begin LISTED RECORDS

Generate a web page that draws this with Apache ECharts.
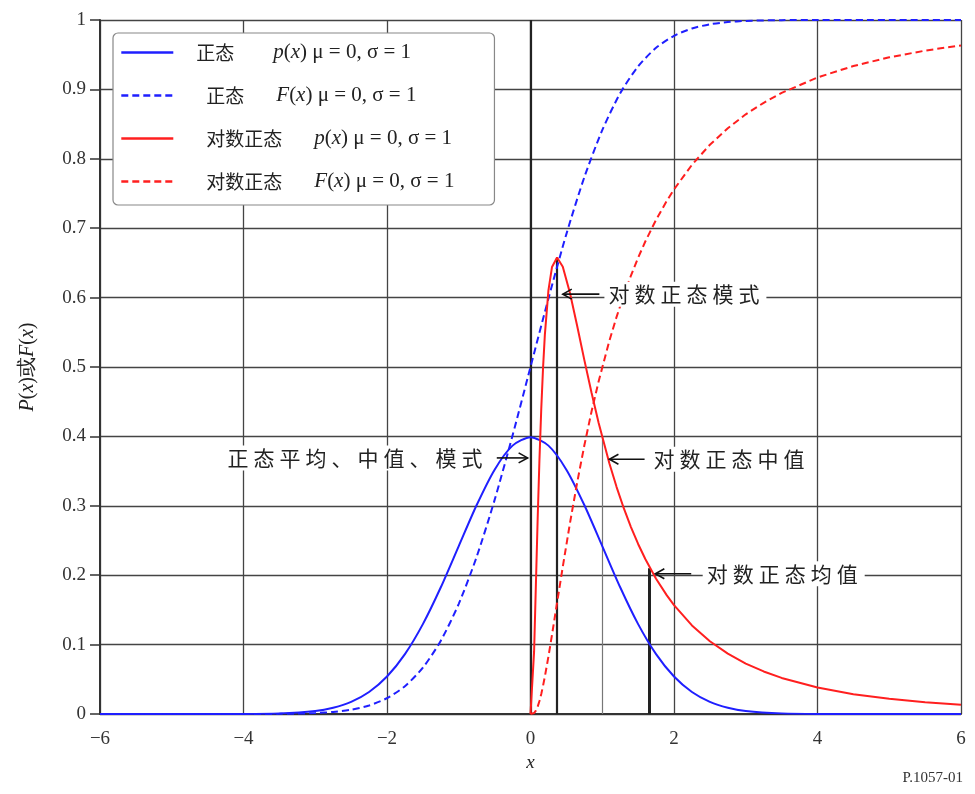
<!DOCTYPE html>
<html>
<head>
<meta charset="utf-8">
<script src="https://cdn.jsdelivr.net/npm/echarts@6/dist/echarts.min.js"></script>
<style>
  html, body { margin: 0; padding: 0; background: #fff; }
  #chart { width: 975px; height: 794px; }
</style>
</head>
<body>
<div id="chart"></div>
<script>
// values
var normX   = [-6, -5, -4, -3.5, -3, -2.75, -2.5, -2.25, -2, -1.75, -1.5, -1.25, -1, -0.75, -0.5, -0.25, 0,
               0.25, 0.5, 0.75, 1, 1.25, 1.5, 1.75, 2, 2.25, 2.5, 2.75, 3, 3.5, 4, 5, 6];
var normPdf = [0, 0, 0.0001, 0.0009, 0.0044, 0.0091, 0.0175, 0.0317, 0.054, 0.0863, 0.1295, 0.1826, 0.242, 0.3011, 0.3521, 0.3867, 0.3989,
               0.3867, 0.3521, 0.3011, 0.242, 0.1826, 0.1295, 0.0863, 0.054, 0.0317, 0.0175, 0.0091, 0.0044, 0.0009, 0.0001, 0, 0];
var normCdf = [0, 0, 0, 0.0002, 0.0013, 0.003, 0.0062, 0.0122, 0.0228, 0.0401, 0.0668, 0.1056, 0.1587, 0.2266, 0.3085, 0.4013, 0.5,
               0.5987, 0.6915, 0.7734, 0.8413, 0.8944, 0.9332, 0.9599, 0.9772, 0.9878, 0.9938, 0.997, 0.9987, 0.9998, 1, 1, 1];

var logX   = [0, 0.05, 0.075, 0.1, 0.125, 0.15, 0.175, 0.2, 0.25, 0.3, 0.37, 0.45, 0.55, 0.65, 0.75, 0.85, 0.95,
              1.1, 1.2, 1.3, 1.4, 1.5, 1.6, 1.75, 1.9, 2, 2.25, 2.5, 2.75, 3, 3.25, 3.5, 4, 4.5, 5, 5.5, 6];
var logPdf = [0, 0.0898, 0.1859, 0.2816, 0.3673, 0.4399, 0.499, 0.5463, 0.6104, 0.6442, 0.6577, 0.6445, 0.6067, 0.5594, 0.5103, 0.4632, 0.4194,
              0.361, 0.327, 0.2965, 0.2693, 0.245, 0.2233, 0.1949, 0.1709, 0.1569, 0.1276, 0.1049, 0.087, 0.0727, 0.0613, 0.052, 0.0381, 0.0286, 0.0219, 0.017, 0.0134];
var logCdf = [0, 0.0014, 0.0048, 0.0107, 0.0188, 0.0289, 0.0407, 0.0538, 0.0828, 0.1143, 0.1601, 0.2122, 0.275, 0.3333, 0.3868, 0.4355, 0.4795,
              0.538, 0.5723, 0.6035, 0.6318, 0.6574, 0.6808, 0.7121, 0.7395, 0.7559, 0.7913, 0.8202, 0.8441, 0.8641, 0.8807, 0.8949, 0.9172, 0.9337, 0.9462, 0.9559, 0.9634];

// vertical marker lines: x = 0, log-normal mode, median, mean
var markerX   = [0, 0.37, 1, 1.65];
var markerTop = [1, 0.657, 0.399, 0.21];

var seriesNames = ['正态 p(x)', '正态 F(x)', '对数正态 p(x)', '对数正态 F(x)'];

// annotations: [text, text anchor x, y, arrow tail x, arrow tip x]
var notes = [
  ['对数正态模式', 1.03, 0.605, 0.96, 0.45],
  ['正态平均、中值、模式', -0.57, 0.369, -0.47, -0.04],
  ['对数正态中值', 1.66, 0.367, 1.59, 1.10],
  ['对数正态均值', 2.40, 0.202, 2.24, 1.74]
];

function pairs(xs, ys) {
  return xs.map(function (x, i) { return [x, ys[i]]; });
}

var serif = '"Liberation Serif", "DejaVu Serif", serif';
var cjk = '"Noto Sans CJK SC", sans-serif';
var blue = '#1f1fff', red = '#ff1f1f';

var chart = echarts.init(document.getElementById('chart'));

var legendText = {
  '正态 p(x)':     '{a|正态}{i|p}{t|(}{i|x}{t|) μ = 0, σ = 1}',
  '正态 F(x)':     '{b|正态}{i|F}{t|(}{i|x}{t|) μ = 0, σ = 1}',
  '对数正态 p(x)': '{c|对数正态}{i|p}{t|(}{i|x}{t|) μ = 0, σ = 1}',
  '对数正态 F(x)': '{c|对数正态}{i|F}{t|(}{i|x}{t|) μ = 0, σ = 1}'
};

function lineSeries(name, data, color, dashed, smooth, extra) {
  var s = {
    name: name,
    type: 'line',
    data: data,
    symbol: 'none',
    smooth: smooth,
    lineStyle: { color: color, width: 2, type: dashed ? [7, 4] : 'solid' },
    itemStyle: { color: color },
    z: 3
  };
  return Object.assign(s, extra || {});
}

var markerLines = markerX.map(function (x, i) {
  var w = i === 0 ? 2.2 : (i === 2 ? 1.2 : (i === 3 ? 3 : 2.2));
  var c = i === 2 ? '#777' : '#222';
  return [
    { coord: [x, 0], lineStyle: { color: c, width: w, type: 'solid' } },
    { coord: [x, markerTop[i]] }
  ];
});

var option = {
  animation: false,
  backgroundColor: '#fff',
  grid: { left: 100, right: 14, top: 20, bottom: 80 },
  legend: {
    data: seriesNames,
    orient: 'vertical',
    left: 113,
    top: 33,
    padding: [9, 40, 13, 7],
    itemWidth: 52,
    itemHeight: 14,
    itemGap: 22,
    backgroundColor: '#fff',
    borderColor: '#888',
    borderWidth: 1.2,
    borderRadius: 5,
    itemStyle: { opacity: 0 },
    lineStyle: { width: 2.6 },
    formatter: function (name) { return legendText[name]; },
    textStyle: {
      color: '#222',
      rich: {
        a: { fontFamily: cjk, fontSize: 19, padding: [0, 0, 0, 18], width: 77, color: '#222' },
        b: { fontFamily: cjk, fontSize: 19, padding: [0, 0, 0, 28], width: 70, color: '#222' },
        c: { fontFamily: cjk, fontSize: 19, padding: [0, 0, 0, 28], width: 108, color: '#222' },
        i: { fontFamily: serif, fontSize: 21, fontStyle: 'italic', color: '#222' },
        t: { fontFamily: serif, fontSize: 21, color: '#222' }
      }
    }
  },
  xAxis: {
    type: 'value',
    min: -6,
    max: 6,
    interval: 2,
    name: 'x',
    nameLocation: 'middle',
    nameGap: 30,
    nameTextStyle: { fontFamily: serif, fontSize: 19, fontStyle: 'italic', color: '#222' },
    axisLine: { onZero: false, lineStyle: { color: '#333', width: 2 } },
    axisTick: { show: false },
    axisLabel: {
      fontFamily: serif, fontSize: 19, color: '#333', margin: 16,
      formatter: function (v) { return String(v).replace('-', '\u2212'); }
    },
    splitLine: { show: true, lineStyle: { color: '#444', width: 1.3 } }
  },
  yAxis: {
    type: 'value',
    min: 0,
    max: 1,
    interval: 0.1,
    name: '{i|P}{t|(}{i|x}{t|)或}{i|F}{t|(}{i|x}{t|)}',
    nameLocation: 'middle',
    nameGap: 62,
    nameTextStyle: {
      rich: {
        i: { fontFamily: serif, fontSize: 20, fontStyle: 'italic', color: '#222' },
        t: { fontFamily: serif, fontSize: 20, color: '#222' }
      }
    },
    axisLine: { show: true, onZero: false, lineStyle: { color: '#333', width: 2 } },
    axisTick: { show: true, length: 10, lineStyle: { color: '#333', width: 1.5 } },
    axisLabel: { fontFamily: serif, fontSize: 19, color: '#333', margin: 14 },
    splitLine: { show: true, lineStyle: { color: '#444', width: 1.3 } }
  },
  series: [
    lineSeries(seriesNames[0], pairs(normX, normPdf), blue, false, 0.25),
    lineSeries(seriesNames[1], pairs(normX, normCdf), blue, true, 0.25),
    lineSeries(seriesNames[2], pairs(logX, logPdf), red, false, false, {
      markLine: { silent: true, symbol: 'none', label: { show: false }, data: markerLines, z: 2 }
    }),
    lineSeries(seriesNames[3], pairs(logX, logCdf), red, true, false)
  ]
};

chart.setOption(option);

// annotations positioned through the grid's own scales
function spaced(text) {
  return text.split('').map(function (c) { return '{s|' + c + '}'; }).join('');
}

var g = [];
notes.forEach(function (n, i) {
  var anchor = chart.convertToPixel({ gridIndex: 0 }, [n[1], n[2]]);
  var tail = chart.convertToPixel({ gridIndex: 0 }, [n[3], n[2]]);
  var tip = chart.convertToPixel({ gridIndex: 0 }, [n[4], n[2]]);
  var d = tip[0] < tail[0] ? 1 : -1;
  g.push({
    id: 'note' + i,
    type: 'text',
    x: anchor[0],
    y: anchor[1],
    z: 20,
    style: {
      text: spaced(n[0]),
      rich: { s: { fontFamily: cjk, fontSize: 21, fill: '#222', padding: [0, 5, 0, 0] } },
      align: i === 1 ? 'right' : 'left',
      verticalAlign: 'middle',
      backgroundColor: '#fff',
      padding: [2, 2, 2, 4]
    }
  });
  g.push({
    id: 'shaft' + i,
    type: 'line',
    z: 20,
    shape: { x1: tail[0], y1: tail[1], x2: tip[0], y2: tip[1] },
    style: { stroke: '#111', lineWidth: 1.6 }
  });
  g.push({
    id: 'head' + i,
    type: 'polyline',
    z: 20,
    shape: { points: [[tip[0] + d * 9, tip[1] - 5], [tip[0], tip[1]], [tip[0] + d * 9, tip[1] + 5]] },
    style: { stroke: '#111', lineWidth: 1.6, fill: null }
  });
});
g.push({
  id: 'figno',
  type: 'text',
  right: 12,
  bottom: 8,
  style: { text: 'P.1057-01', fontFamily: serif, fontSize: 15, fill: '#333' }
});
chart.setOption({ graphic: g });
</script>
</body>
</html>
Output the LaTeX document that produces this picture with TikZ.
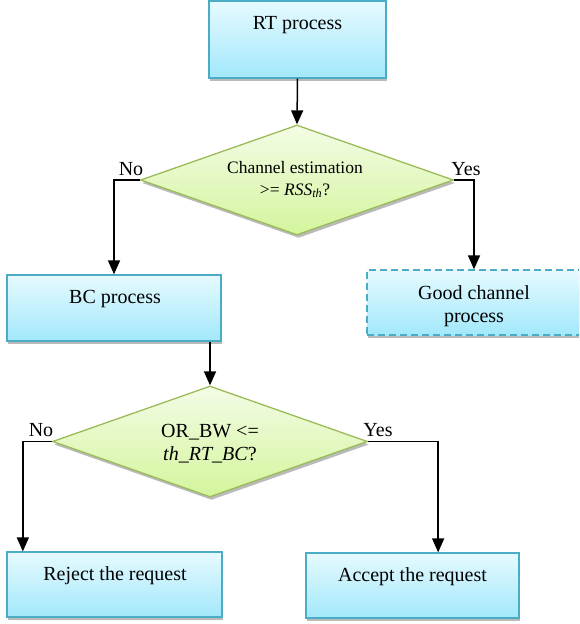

end LISTED RECORDS

▶ WHAT IS BEING ASKED:
Identify and extract each line of the listing that contains "picture".

▶ RESPONSE FOR THIS EXERCISE:
Output the LaTeX document that produces this picture with TikZ.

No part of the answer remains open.